Midge number two was a red beauty with a tungsten brass colored head and wire. For this fly, I decided to find an online video to watch and follow for fun. I chose to go with a good ol’ fashioned Orvis video you can find below. The video was simple, detailed and exactly what I needed. There were a couple of noticeable differences between my method and the experts over at Orvis.

First, the instructor used a nifty popsicle stick with a magnet to hold the bead. What a million dollar idea! Second, the wrap was a bit different. While I started with wrapping the whole shank very thin, he wraps the first quarter of the shank a bit heavier, and leaves the bend bare until the wire is attached. Third, he begins his wire from underneath the bead and wraps towards the bend, where as I started from the back. His method secures the wire along the shank of the body, securing the wire to the underside deep into the bend of the hook. I liked this method, it provides stability for the wire, and created a very flat body profile. The fourth difference was very subtle, and I didn’t prefer either way over the other, but his method of removing the excess wire was to “helicopter” the wire in a circular motion until it broke off clean. Fifth and finally, his finishing knot was a whip finish, and he chose not to use head cement.

Overall, I see both methods as valid. If I was to go with a particular method as a reader, the Orvis method was great. It was well explained, has a video as the process happens, and created a great looking fly. When I used the Orvis method, I created a great fly body, the wraps look neat and the taper of the body is nice. The problem for me comes at the end with the whip finish, I’m terrible at it. By using a whip finish, I created a bit of a loose area of thread, and thus my head/thorax area is a bit sloppy. In the end, when all were created and done, I combined the best of both methods. I used my personal modified finish, head cement, but used the Orvis instructors method of building the body.
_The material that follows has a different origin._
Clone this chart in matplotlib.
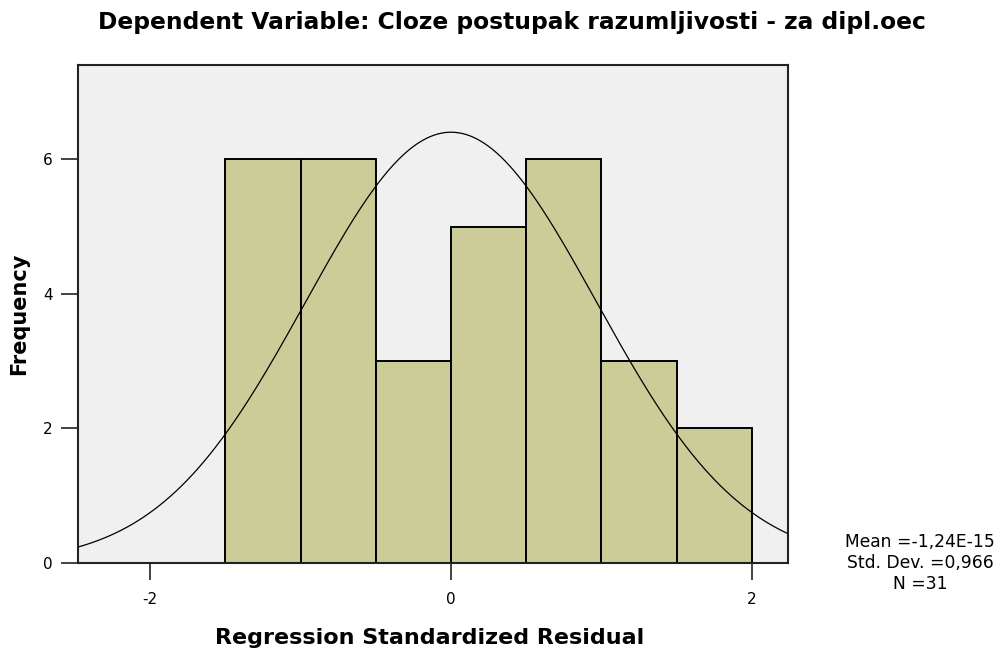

I enjoyed this tying very much. It’s a small fly, but it’s no small task. It was very simple, but requires a delicate touch. I’m sure in about 50 years when I’m finally starting to lose my vision, this task won’t be great, and I’ll resort to using a magnifying glass. Better yet, I’ll be retired blowing through money, and I might as well just buy flies. For now, I’ll gladly tie 100 Midges anytime the weather is cold, the water is angler-free, and the fish are eager to fight.